Arming the Slaves.
The Rebel leaders are conscious that in adopting the policy of arming the Slaves, they are embarking in a perilous enterprise. They approach the subject with fear and trembling. They know they are taking a step which m ay result not only in the ruin of their cause but in the destruction of society itself. They are well aware that the arms they propose to put into the hands of the servile masses may be turned against their own breasts, and the power they delegate may be a power that will be used to crush them. They are not without misgivings that the education in arms they intend to confer upon the Blacks will be "improved" not only to achieve their own Freedom, but to expel the white race as well.
Hence they tread cautiously. JEFF. DAVIS, it will be remembered, when he originally broached the matter, proposed simply to use the negroes for specific camp duties. When the subject first came up in the Rebel Congress, it was attempted to limit the number of "laborers" who should be impressed to 30,000 in the States east of the Mississippi and 10,000 in the States west of that river. But the majority clearly saw that this was a half way measure and resolved to make the impressment of field hands for the Rebel service unlimited.
This last point was not carried without severe opposition. The debate was long and bitter.
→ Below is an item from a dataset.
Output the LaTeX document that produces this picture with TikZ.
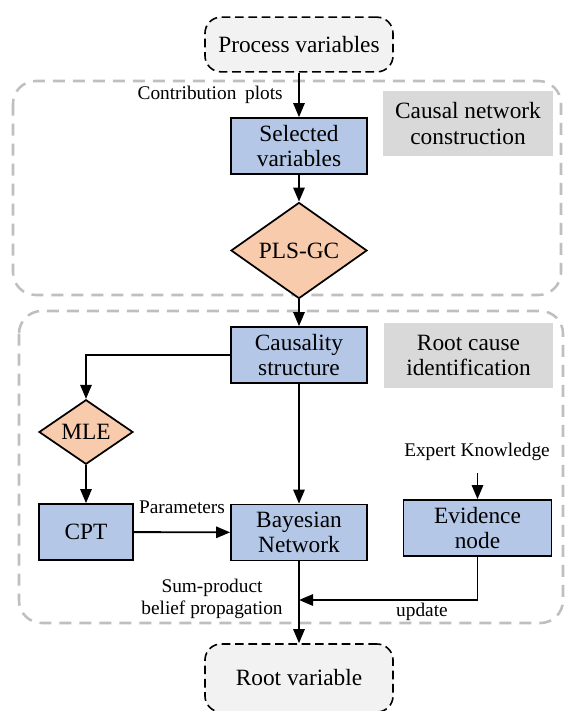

Mr. TURNER, of North Carolina, denounced the measure as another of JEFF. DAVIS' "dangerous schemes;" insisted that the Slaves would not fight on the side of the Rebellion, but would prove the best allies of the Union troops in overthrowing the Rebel armies. Another member proposed that the Slaves "shall not be used as soldiers." This proposition was warmly seconded by WM. PORCHER MILLS, of South Carolina, who insisted that the arming of the negroes would be a [illegible] to the institution of Slavery and would overturn the whole social fabric of the South. Others denounced the measure with equal emphasis and predicted as the result of its operation certain and utter ruin.
But these notes of warning are unheeded. The Rebels have no longer the power to choose. The negro is their "last card." They are determined to stake all upon it. Without it they are surely lost; by using it they think there may be a faint chance to win. The white element is virtually exhausted; there is no alternative except to try the black or surrender all. The step is not one of policy, but one of desperation. It is the drowning man catching at a straw––the condemned felon trying to dig his way out of his cell with his finger nails! He knows the chance of escape is remote; but he knows if he does not escape he is sure to be hung, and the knowledge makes him for the moment strong.
What will be the effect of arming the slaves? Will they fight for their masters? Our opinion is they will, and fight well, too. The result will be, that the Rebellion will be temporarily strengthened. The war will rage with a new intensity; but the period of its duration will be rather shortened than lengthened. One or two victories won by our armies, and the black contingent of the Rebel forces will either stampede or desert boldly over to our lines. And that done, the Rebellion collapses at once.
"Arming the Slaves," Albany (NY) Evening Journal, February 7, 1865, p. 2.